What was the Safe Harbor Agreement?
The 1995 European Data Protection Directive (soon to be repealed by the General Data Protection Regulation) prescribes certain standards that need to be adhered to when transferring EU citizen’s data. Therefore, this ’95 Directive prevents the movement of EU citizens’ data to countries outside of the EU that do not have adequate data privacy protections.
In order to facilitate transport of data between the EU and the US, the European Commission and US government agreed that US would be a ‘safe harbor’ for EU citizen’s data. The Safe Harbor Agreement allowed companies such as Facebook to self-certify that they would protect EU citizens’ data when they transferred it to the US.
The Safe Harbor Agreement allowed for transport of data from the EU to the US despite the conditions in the EU Directive.
Background to the Safe Harbor Ruling
In light of the Snowden revelations, an Austrian called Max Schrems complained to the European headquarters of Facebook (in Dublin). His complaint was about what was happening to his personal data and he applied for an audit of the data Facebook was passing to the NSA.
This application to Facebook was unsuccessful. So, Schrems pursued his claim in the High Court, Dublin.
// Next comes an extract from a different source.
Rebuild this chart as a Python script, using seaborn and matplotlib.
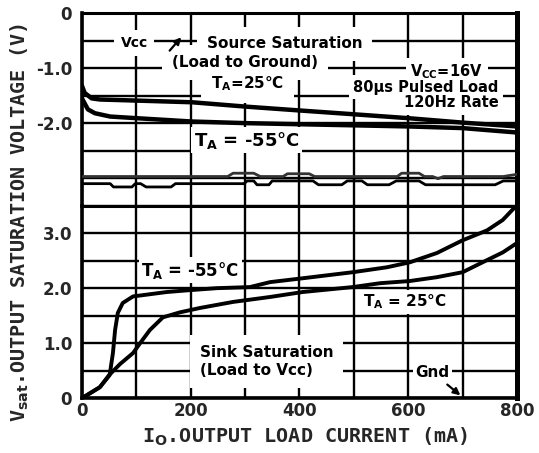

Schrems argued that the transport and collection of data under the Safe Harbor Agreement allowed the NSA the opportunity of mass surveillance of European citizens. The Irish court referred the case to the ECJ.
The Safe Harbor Ruling
In the Safe Harbor Ruling the ECJ held that the Safe Harbor Agreement was invalid. In their view, the Safe Harbor Agreement was not sufficient to prevent mass surveillance by the NSA and access by intelligence authorities to data transferred from Europe.
The ECJ Safe Harbor ruling means that individual European countries can now set their own regulations for how US companies handle EU citizens’ data. The EU has done this by creating the GDPR which entails compliance with various standards by anyone processing or transferring EU citizens’ data. The EU and the US have also agreed to another data transfer agreement called the EU-US Privacy Shield which prescribes greater regulation on the transfer of data from the EU to the US.